Creating a Model Fish Passage Project

In September, a group of fish biologists, engineers, and farmers met at Reclamation’s Denver Technical Service to help ensure that the San Joaquin River Restoration Program’s largest engineering feat to date – developing a new stretch of river with passage for salmonids and other native fish – will pass environmental and engineering muster. And they accomplished this, in part, by building a model.

In this case, the effort involved building a 1:12 scale model of the Compact Bypass Control Structure and studying the operation of the designed fish ladder and structure control gates during multiple flow scenarios. Fish passage for juveniles, which out-migrate downstream and to the ocean, was simulated using floating beads to study the impacts of different flow scenarios to fish passage through the control structure.

The Compact Bypass Control Structure, as envisioned, will direct San Joaquin River flows into a newly created, mile-long bypass channel around Mendota Pool. A secondary control structure will maintain water levels in Mendota Pool so as to not impact agricultural diversions.
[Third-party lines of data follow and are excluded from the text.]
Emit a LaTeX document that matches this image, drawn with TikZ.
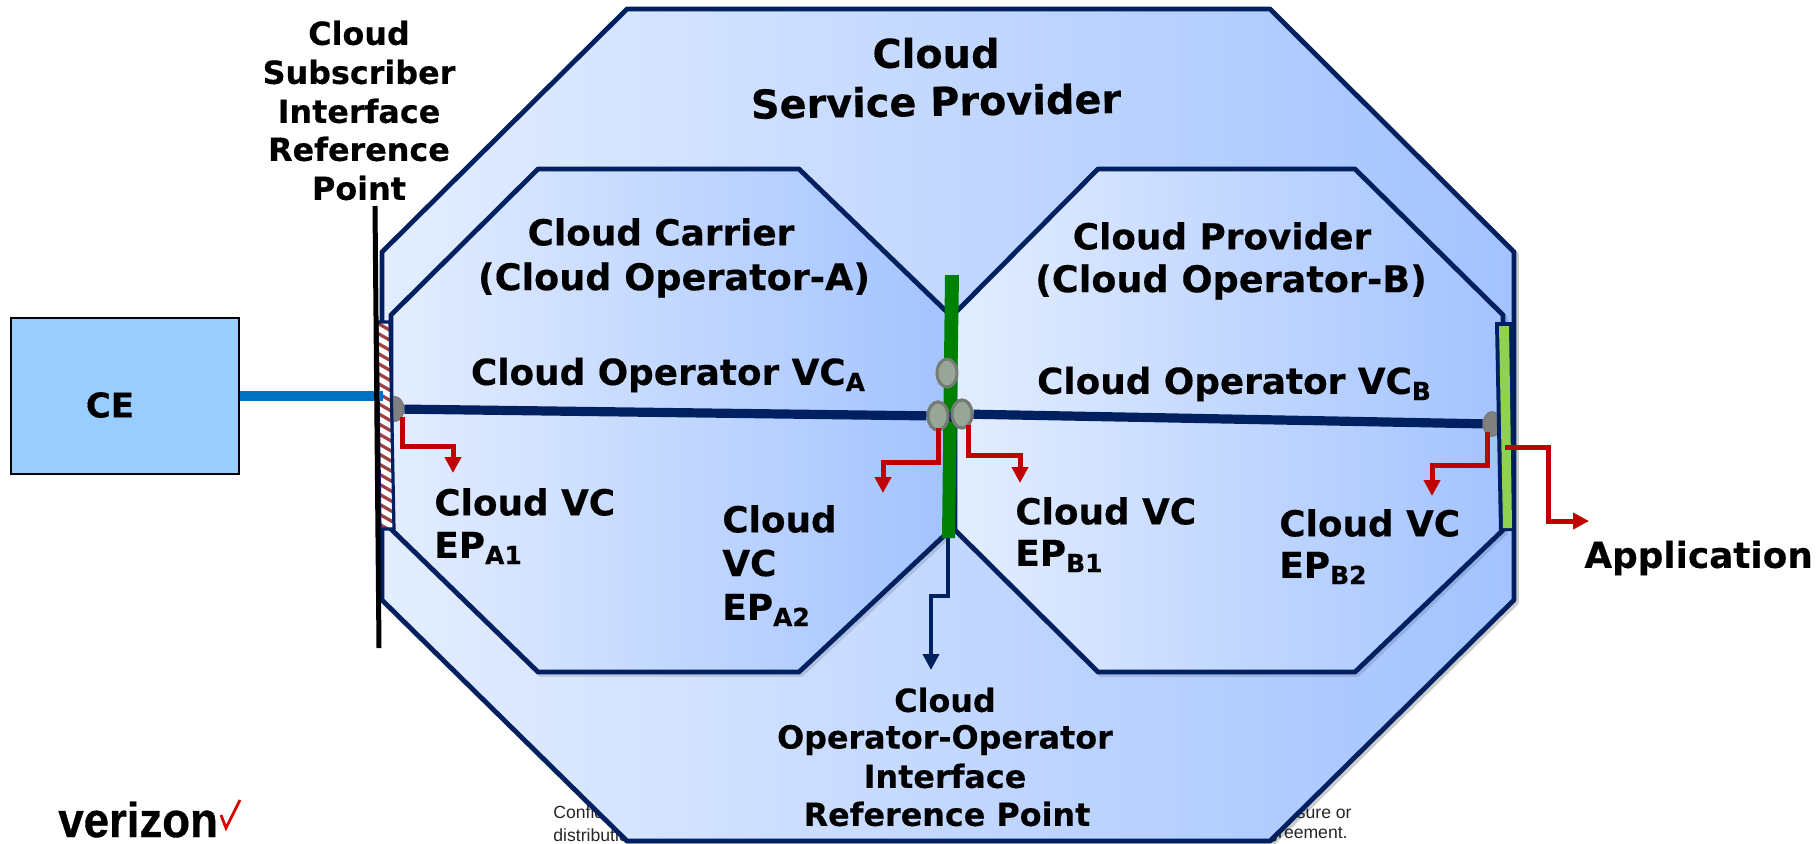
\documentclass[tikz,border=0pt]{standalone}
\usepackage{fontspec}
\setmainfont[BoldFeatures={FakeBold=0.35}]{DejaVu Sans}
\newfontfamily\footfont[BoldFeatures={FakeBold=0.8}]{Liberation Sans}
\usetikzlibrary{arrows.meta,shapes.geometric}
\definecolor{navy}{HTML}{002060}
\definecolor{gradL}{HTML}{E3EDFF}
\definecolor{gradR}{HTML}{A3C3FF}
\definecolor{redline}{HTML}{C00000}
\definecolor{hatchred}{HTML}{A04040}
\definecolor{dotfill}{HTML}{98A698}
\definecolor{dotedge}{HTML}{747C74}
\definecolor{ceblue}{HTML}{99CCFF}
\definecolor{linkblue}{HTML}{0070C0}
\definecolor{barlight}{HTML}{92D050}
\definecolor{bargreen}{HTML}{008000}
\newcommand{\lowtxt}[1]{\raisebox{-0.32ex}{\fontsize{12.5pt}{14pt}\selectfont #1}}
\tikzset{
  octa/.style={draw=navy,line width=2.4pt,line join=round,left color=gradL,right color=gradR},
  octashadow/.style={draw=black,opacity=.2,line width=2.5pt,line join=round,shift={(1.2pt,-1.2pt)}},
  lbl/.style={font=\fontsize{17.9pt}{19pt}\selectfont\bfseries,inner sep=0pt,text=black},
  lblw/.style={lbl,anchor=west},
  paren/.style={lbl,font=\fontsize{18.3pt}{19pt}\selectfont\bfseries},
  biglbl/.style={lbl,font=\fontsize{19.9pt}{21pt}\selectfont\bfseries},
  smalllbl/.style={font=\fontsize{15.9pt}{18pt}\selectfont\bfseries,inner sep=0pt,text=black},
  foot/.style={font=\fontsize{8.8pt}{10pt}\footfont,inner sep=0pt,text=black!85},
  redarrow/.style={draw=redline,line width=2.5pt,line join=miter,-{Triangle[length=8pt,width=8pt,fill=redline]}},
  bluearrow/.style={draw=navy,line width=1.9pt,-{Triangle[length=8pt,width=8pt,fill=navy]}},
  vcline/.style={draw=navy,line width=4.6pt},
  dotA/.style={ellipse,inner sep=0pt,minimum width=10pt,minimum height=14pt,fill=dotfill,draw=dotedge,line width=1.5pt},
  dotB/.style={ellipse,inner sep=0pt,minimum width=9pt,minimum height=12.5pt,fill=black!50,draw=black!55,line width=.4pt},
}
\begin{document}
\begin{tikzpicture}[x=0.5pt,y=-0.5pt]
\useasboundingbox (0,0) rectangle (1816,843);
% footer, behind the provider octagon
\node[foot,anchor=west] (f1) at (553,812) {Confidential};
\node[foot,anchor=west] (f2) at (553,835) {distribution};
\node[foot,anchor=east] (f3) at (1352,812) {disclosure or};
\node[foot,anchor=east] (f4) at (1348,835) {agreement.};
% logo
\node[font=\fontsize{24.5pt}{26pt}\selectfont\footfont\bfseries,inner sep=0pt,anchor=base west,xscale=.93] (logo) at (58,837) {verizon};
\draw[red!85!black,line width=1.4pt] (221,815)--(226,828)--(240,800);
% provider octagon
\path[octashadow] (627,9)--(1270,9)--(1514,252)--(1514,600)--(1270,841)--(627,841)--(382,600)--(382,252)--cycle;
\path[octa] (627,9)--(1270,9)--(1514,252)--(1514,600)--(1270,841)--(627,841)--(382,600)--(382,252)--cycle;
% operator octagons
\path[octashadow,opacity=.12] (538,169)--(799,169)--(948,313)--(948,532)--(799,672)--(538,672)--(391,529)--(391,315)--cycle;
\path[octa] (538,169)--(799,169)--(948,313)--(948,532)--(799,672)--(538,672)--(391,529)--(391,315)--cycle;
\path[octashadow,opacity=.12] (1098,169)--(1355,169)--(1503,315)--(1503,530)--(1355,672)--(1098,672)--(955,530)--(955,313)--cycle;
\path[octa] (1098,169)--(1355,169)--(1503,315)--(1503,530)--(1355,672)--(1098,672)--(955,530)--(955,313)--cycle;
% CE
\node[draw=black,line width=1.2pt,fill=ceblue,minimum width=114pt,minimum height=78pt,inner sep=0pt,anchor=north west] (ce) at (10,317) {};
\node[smalllbl,font=\fontsize{17pt}{18pt}\selectfont\bfseries] (celabel) at (110,405) {CE};
% gray end points (under the bars)
\node[dotB] (gA1) at (395,409) {};
\node[dotB] (gB2) at (1492,424) {};
% hatched interface
\begin{scope}
\clip (377,322)--(390,322)--(394,529)--(380,529)--cycle;
\fill[white] (370,315) rectangle (400,535);
\foreach \yy in {300,310,...,530}{
  \draw[hatchred,line width=1.6pt] (372,\yy)--(400,\yy+16);
}
\end{scope}
\draw[navy,line width=1.6pt] (377,322)--(390,322)--(394,529)--(380,529)--cycle;
% CE link
\coordinate (linkEnd) at (383,396);
\draw[linkblue,line width=5pt] (ce.east |- linkEnd)--(linkEnd);
% reference line
\coordinate (refTop) at (375,206);
\coordinate (refBot) at (379,648);
\draw[black,line width=2.5pt] (refTop)--(refBot);
% light green interface
\fill[navy] (1495,322)--(1515,322)--(1515,531)--(1499,531)--cycle;
\fill[barlight] (1499,326)--(1509,326)--(1512,528)--(1503,528)--cycle;
\draw[navy,line width=2.4pt] (1514,252)--(1514,600);
% VC lines
\node[dotA] (gA2) at (938,416) {};
\node[dotA] (gB1) at (962,414) {};
\draw[vcline] (gA1)--(gA2);
\draw[vcline] (gB1)--(gB2);
% green interface
\fill[bargreen] (945,275)--(959,275)--(955,538)--(942,538)--cycle;
\draw[vcline] (945,416.5)--(955,417);
\node[dotA] (gTop) at (947,373) {};
\node[dotA] (gA2t) at (938,416) {};
\node[dotA] (gB1t) at (962,414) {};
% red arrows
\coordinate (a1s) at (402,417); \coordinate (a1m) at (402,446); \coordinate (a1n) at (453,446); \coordinate (a1e) at (453,473);
\draw[redarrow] (a1s)--(a1m)--(a1n)--(a1e);
\coordinate (a2s) at (938,428); \coordinate (a2m) at (938,462); \coordinate (a2n) at (883,462); \coordinate (a2e) at (883,493);
\draw[redarrow] (a2s)--(a2m)--(a2n)--(a2e);
\coordinate (b1s) at (968,425); \coordinate (b1m) at (968,455); \coordinate (b1n) at (1020,455); \coordinate (b1e) at (1020,483);
\draw[redarrow] (b1s)--(b1m)--(b1n)--(b1e);
\coordinate (b2s) at (1487,432); \coordinate (b2m) at (1487,465); \coordinate (b2n) at (1432,465); \coordinate (b2e) at (1432,496);
\draw[redarrow] (b2s)--(b2m)--(b2n)--(b2e);
\coordinate (aps) at (1505,447.5); \coordinate (apm) at (1548,447.5); \coordinate (apn) at (1548,521); \coordinate (ape) at (1589,521);
\draw[redarrow] (aps)--(apm)--(apn)--(ape);
% operator-operator pointer
\coordinate (oos) at (948,538); \coordinate (oom) at (948,596); \coordinate (oon) at (931,596); \coordinate (ooe) at (931,670);
\draw[bluearrow] (oos)--(oom)--(oon)--(ooe);
% labels
\node[biglbl] (t1) at (936,53) {Cloud};
\node[biglbl,rotate=.9] (t2) at (936,101) {Service Provider};
\node[smalllbl] (s1) at (359,33) {Cloud};
\node[smalllbl] (s2) at (359,72) {Subscriber};
\node[smalllbl] (s3) at (359,111) {Interface};
\node[smalllbl] (s4) at (359,149) {Reference};
\node[smalllbl] (s5) at (359,188) {Point};
\node[lbl] (c1) at (661,232) {Cloud Carrier};
\node[paren] (c2) at (674,280) {(Cloud Operator-A)};
\node[lbl] (p1) at (1222,236) {Cloud Provider};
\node[paren] (p2) at (1231,282) {(Cloud Operator-B)};
\node[lbl] (va) at (668,375) {Cloud Operator VC\lowtxt{A}};
\node[lbl] (vb) at (1234,384) {Cloud Operator VC\lowtxt{B}};
\node[lblw] (e1) at (434,502) {Cloud VC};
\node[lblw] (e2) at (434,548) {EP\lowtxt{A1}};
\node[lblw] (e3) at (722,519) {Cloud};
\node[lblw] (e4) at (722,563) {VC};
\node[lblw] (e5) at (722,610) {EP\lowtxt{A2}};
\node[lblw] (e6) at (1015,511) {Cloud VC};
\node[lblw] (e7) at (1015,556) {EP\lowtxt{B1}};
\node[lblw] (e8) at (1279,523) {Cloud VC};
\node[lblw] (e9) at (1279,568) {EP\lowtxt{B2}};
\node[lblw] (ap) at (1584,558) {Application};
\node[smalllbl] (o1) at (945,700) {Cloud};
\node[smalllbl] (o2) at (945,740) {Operator-Operator};
\node[smalllbl] (o3) at (945,776) {Interface};
\node[smalllbl] (o4) at (947,814) {Reference Point};
\end{tikzpicture}
\end{document}
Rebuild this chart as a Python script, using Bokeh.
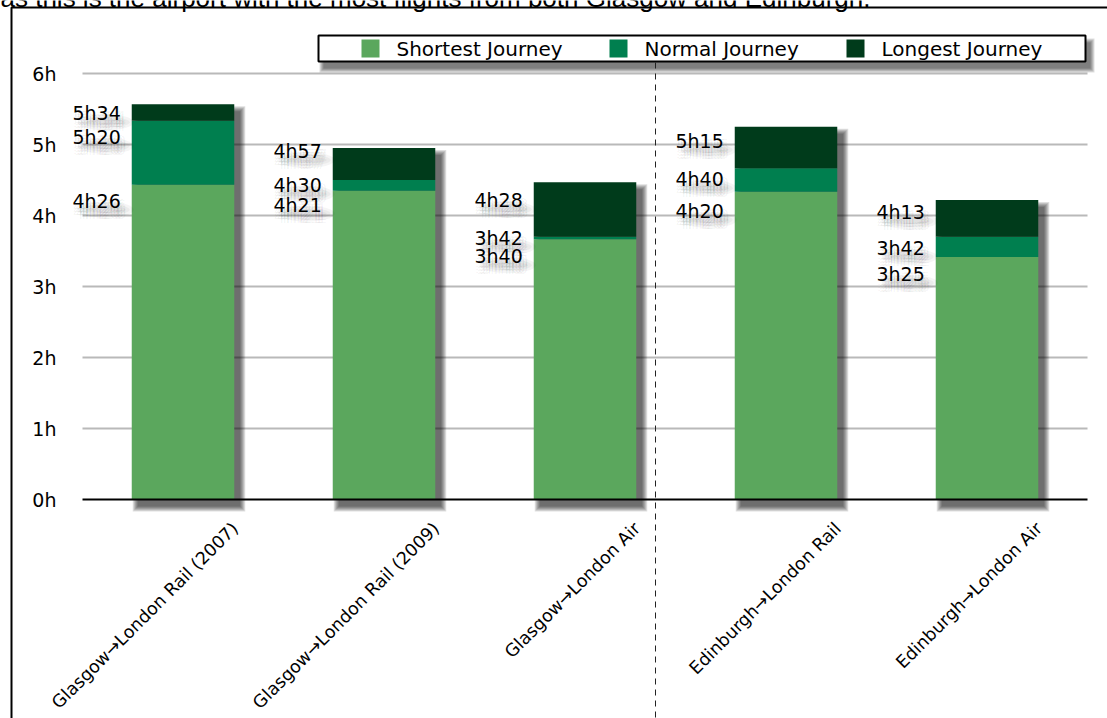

When complete, the two control structures and the bypass channel, located in Reach 2B of the Restoration Area, will provide volitional fish passage for salmonids and other native fish traveling up and down the river during their life cycle while maintaining the ability to divert San Joaquin River water for agricultural needs.

Even in the advent of the computer age, physical models can still provide hydraulic data that can’t be achieved through computer simulations. Physical models have been used for decades by the Bureau of Reclamation, including massive undertakings like Glenn Canyon Dam, to test the real-time effectiveness of water projects. These models are important with helping engineers and biologists identify and refine project design prior to construction – avoiding potentially costly design flaws.